A run of records =>

====

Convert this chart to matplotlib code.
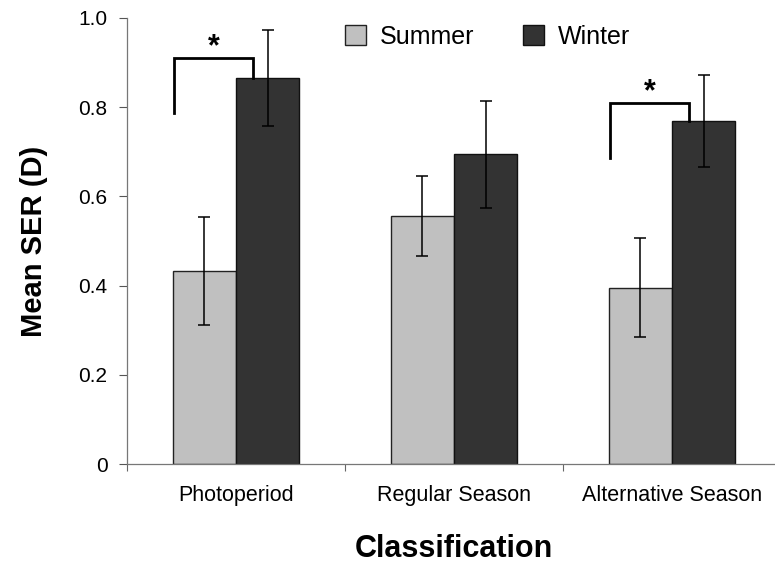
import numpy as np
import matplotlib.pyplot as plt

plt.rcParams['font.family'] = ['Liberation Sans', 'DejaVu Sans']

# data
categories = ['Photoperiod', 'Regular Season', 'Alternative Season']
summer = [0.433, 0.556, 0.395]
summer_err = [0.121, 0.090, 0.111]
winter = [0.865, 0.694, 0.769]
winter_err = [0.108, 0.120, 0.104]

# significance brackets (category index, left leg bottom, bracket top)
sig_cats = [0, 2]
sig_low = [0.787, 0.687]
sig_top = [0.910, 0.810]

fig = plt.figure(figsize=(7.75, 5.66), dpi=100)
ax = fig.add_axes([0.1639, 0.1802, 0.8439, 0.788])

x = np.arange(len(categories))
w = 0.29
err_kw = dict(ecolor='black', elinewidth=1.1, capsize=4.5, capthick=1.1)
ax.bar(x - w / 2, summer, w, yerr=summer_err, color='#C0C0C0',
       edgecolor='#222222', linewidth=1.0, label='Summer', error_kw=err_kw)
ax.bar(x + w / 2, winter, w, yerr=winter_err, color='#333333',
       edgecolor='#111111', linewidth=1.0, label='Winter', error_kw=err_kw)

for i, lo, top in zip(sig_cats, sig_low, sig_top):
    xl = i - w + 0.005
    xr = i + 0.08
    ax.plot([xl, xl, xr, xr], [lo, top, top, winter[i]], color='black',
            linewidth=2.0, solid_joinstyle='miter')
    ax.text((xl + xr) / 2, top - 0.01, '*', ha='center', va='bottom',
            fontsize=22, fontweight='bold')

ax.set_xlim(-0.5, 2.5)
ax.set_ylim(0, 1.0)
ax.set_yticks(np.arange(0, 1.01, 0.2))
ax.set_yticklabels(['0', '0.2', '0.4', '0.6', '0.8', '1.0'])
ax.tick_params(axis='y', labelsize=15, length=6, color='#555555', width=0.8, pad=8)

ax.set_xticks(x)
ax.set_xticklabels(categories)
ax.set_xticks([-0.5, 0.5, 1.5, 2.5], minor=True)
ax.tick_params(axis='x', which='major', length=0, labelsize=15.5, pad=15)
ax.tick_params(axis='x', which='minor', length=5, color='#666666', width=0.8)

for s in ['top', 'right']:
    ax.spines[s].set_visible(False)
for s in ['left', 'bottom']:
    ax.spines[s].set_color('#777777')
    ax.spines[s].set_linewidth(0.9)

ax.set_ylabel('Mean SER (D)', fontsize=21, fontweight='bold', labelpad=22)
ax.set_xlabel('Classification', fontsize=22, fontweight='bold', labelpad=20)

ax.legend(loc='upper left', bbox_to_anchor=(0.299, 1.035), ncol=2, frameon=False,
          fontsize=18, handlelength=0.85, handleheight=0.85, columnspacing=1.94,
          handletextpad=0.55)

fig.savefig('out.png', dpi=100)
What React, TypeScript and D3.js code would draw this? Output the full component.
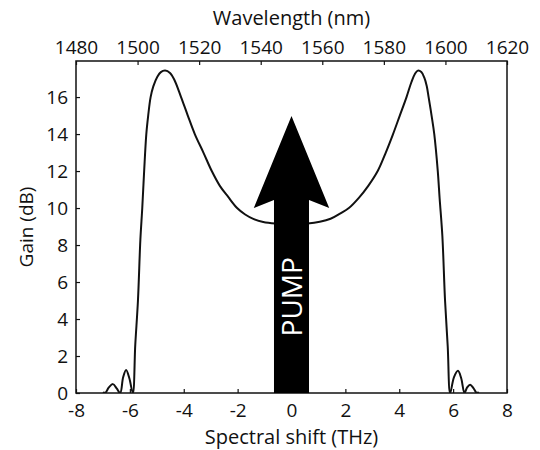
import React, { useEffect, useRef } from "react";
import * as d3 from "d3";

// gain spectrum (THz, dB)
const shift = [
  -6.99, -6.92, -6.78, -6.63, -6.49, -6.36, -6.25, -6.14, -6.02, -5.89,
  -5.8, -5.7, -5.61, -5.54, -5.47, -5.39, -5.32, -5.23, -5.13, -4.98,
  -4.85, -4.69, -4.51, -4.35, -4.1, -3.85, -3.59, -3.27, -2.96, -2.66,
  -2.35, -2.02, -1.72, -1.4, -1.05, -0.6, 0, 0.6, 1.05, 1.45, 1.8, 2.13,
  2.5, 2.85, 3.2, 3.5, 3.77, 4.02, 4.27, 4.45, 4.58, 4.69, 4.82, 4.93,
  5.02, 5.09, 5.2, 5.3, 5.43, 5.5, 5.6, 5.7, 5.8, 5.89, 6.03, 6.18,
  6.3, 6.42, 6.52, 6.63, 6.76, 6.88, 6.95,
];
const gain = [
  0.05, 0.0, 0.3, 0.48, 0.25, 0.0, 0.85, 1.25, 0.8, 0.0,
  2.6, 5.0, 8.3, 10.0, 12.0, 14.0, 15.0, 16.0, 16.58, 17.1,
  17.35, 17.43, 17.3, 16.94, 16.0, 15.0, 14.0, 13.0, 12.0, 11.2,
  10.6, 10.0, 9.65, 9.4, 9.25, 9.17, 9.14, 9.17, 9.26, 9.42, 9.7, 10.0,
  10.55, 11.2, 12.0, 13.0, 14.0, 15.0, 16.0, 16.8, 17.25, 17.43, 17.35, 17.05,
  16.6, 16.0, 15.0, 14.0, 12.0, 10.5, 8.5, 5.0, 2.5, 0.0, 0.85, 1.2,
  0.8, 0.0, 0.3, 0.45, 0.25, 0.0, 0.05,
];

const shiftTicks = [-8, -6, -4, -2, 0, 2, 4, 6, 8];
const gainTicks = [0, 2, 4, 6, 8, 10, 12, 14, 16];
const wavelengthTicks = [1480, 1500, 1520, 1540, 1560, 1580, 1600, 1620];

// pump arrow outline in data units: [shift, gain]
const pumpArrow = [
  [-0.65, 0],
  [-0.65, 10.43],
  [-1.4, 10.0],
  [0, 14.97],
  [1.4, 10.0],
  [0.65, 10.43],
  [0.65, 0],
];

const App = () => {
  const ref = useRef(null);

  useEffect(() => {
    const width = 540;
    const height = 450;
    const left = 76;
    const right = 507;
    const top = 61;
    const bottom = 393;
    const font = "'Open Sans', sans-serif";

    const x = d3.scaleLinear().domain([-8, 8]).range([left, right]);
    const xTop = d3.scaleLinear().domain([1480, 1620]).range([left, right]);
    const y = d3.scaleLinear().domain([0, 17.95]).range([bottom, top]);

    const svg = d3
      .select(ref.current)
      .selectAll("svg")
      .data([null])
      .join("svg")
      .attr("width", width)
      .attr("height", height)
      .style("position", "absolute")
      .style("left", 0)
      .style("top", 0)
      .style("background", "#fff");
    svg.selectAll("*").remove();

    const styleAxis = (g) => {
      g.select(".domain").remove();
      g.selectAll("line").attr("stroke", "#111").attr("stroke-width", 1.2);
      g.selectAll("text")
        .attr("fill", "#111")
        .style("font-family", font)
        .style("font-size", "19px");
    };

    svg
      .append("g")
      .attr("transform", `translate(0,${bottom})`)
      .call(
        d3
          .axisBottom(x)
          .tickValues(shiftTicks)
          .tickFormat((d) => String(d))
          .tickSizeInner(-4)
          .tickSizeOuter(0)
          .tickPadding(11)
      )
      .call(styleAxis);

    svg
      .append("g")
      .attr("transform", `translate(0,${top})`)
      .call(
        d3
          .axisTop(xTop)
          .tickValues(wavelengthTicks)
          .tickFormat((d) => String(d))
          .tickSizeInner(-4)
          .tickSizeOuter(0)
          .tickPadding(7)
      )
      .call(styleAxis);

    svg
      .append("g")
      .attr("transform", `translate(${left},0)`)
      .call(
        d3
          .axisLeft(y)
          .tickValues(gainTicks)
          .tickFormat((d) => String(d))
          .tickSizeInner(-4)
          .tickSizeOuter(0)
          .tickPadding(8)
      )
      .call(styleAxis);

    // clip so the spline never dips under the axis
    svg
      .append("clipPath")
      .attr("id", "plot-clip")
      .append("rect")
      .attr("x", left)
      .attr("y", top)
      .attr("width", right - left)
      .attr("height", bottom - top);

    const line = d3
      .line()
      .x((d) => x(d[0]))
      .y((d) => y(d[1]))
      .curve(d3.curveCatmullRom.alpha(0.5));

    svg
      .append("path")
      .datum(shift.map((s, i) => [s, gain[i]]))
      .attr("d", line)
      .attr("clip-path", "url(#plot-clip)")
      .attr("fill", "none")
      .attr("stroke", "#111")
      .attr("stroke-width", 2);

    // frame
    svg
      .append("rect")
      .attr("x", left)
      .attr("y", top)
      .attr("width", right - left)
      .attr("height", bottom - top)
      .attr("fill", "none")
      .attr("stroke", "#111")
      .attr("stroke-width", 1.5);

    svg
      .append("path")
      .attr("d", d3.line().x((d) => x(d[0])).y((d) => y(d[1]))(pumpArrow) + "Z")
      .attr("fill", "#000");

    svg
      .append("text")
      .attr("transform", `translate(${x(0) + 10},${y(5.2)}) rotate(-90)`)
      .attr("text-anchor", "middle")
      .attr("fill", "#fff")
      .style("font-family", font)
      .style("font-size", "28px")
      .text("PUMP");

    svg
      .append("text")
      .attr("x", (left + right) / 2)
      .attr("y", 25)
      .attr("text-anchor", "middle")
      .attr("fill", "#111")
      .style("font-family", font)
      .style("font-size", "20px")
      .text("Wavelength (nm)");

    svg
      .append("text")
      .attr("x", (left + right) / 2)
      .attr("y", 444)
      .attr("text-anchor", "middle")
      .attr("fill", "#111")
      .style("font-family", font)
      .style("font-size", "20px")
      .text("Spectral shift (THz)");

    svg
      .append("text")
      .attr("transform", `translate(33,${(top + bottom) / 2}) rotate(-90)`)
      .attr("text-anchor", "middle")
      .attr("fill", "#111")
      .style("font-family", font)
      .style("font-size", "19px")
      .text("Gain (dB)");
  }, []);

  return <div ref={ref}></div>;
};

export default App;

====

INSTRUCTIONS TO FOLLOW => Start at the line containing "What React, TypeScript" and stop at the line containing "import * as"; transcribe those lines exactly, skipping pictures.

COMPLETE OUTPUT =>
What React, TypeScript and D3.js code would draw this? Output the full component.
import React, { useEffect, useRef } from "react";
import * as d3 from "d3";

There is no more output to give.